Sunday 21 May 2017

Three films that explode the English heritage industry

Combating the monotony of costume drama 





The national past, as seen through the silver screen, seems rather a dull place. It's a quaint, green and pleasant land of kind-hearted noblemen and humble, god-fearing peasants, all of them surprisingly healthy and clean looking. It's a place of lavish, well-lit manor houses and gentle society, where any sort of peril is ultimately subverted and any sort of politics trivialised. It's a rose-tinted spirit of '45, a Jane Austen novel with all the wit and sting taken out of it. Through its limited range, it creates a shallow historicity which peddles tired, often overtly conservative cliches about national identity. That being said, the primary purpose of period dramas today aren't to propagandise conservatism, but to be sold abroad.
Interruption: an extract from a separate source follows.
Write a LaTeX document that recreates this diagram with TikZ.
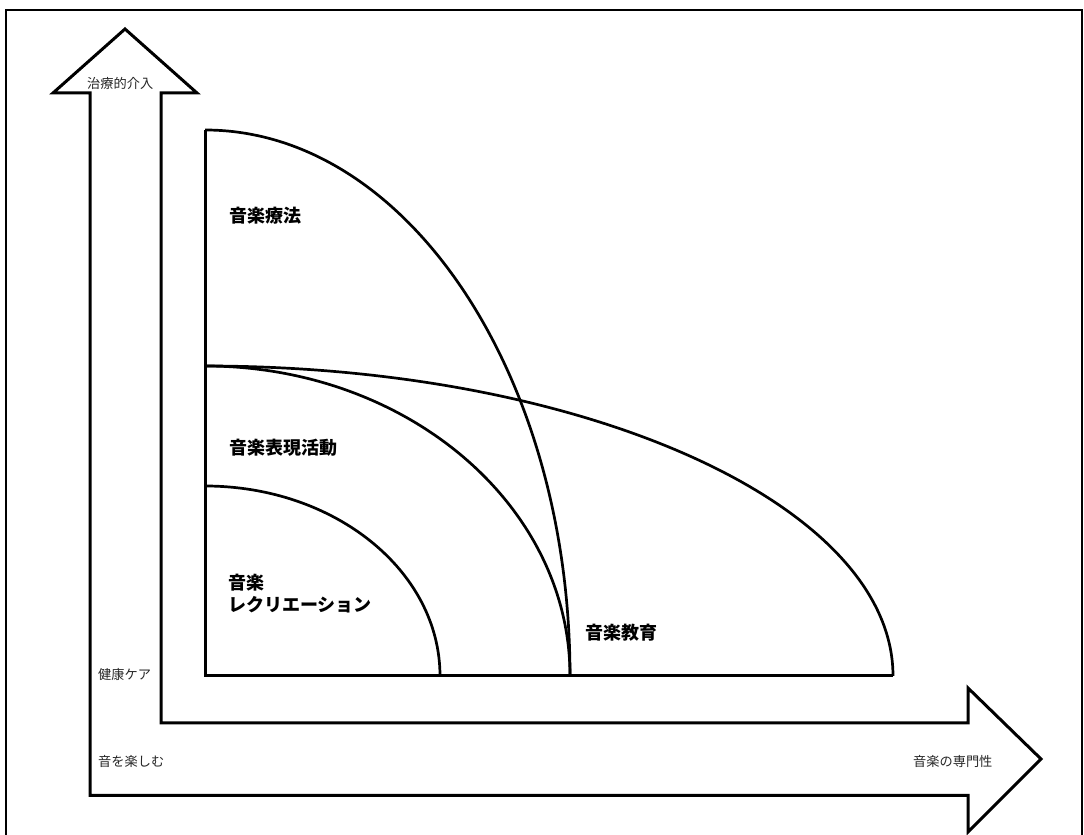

They're an exported commodity, just like the royal family and Harry Potter, and maintain that quaint image of an England entrenched in merriment, as seen on US television, a land of drawling upper class toffs and "guv'na" spewing cockneys. This is fair enough, but the period drama is still hugely popular here as well, clogging up television schedules alongside the likes of cash-for-antiques programmes which use history as a kind of wallpaper to shroud the underlying hunger for money.

However, amongst the genre, there exists a small number of films which genuinely do innovate. Films which don't fetishise the past, and tell stories with weight and cultural value. The only problem is, though, that the uninformed could easily mistake these films as containing the same banal drudgery as their factory-assembled neighbours. As a result; there's little incentive to watch these films by the likes of those outside the heritage audience. This shouldn't be the case, the medium has enormous potential to bring history to life, to not just educate and entertain but to possess the same profundity and depth as art. The following are three films which achieve this, and subvert the genre's dullness. Canonised history in the sphere of capitalism becomes a commodity, and therefore is some sort of cultural threat. Resistance comes in the form of diversity and innovation, subverting the mantras of the canonical past. We are constantly remaking the past to fit the present. As such, it follows that a fixed notion of the past becomes a present with no forward momentum, no future. Or, at least, the future becomes a nostalgic pursuit of the past, like a dog forever chasing its own tail. It's the money-making institutions of history that facilitate this, as Jonathan Meades writes on English Heritage

This preposterous quango – composed, apparently, of the blind and the bland – has the temerity to oppose, say, Renzo Piano's London Bridge Tower yet sanctions the debasement of marine archaeology, naval history and the magnificent dockyard itself by encouraging the sale of crass souvenirs which are no doubt 'accesible'. It is all too evident what sort of England English Heritage wishes to preserve (or create): an England fit for beige cardigans and Country Casuals, an England that is ancient, deferential and dreary. ('fuck e**lish* *erit*ge' from Museum without Walls)

The organs of power, of taste making, are driven by a need for profit and this results in low risk commercialisation, appealing to the lowest common denominator of plebeian society.




The Draughtsman's Contract (1982, dir. Peter Greenaway)

Peter Greenaway's first feature film is a rubik's cube of a murder mystery, posing as a costumed country house drama. Its static, painterly shots and elevated artifice help to establish a sense of altogether otherwordly weirdness. Yet, despite this, it feels a hundred miles away from the sterile, contrived atmosphere of other costume dramas and, therefore, a lot truer to both its historical setting and human nature. Landscape, intrigue and eroticism combine to create a narrative further enriched by its cultural references, more valuable as history than the deluge of other tedious costumed manor house affair.



A Field in England (2013, dir. Ben Wheatley)

The minuscule budget and black-and-white cinematography only serve to enhance the looming sense of chaos in Ben Wheatley's period horror. Set during the Civil War, a group of battle-deserters in search of an ale house become instead entangled in the search for buried treasure. After they ingest a batch of hallucinogenic mushrooms, the film takes a turn for the even weirder. Murky, textured, close, terrifying, philosophical, wondrous and ferocious, the film is by turns claustrophobic and agoraphobic, chaotic and calm. The jumbling of psychoactive alchemy, magic, religion and reality convey a strange wilderness of the mind almost never seen in period films. The banal field becomes the wild west, a stage for the dark, writhing toils of humankind. That we never leave the field is in itself a rejection of the miniature toy-sets of other period dramas.



Mr Turner (2014, dir. Mike Leigh)

Mike Leigh's tragicomic realism makes for an awesome mode of historical storytelling. The autonomy of his cast and richness of dialogue creates characters that are pointed but nuanced, hilarious without ever feeling caricature. This attention to detail extends to settings and space, creating an experience of the past much more authentic than other contemporary work that fills historical characters and places to fit into modernised cliches. Furthermore, the fragmented narrative leaves more room for speculation, the audience's imaginative participation, and less for manipulative, inaccurate filler. This open-endedness is a lot truer not just to history, but to life itself.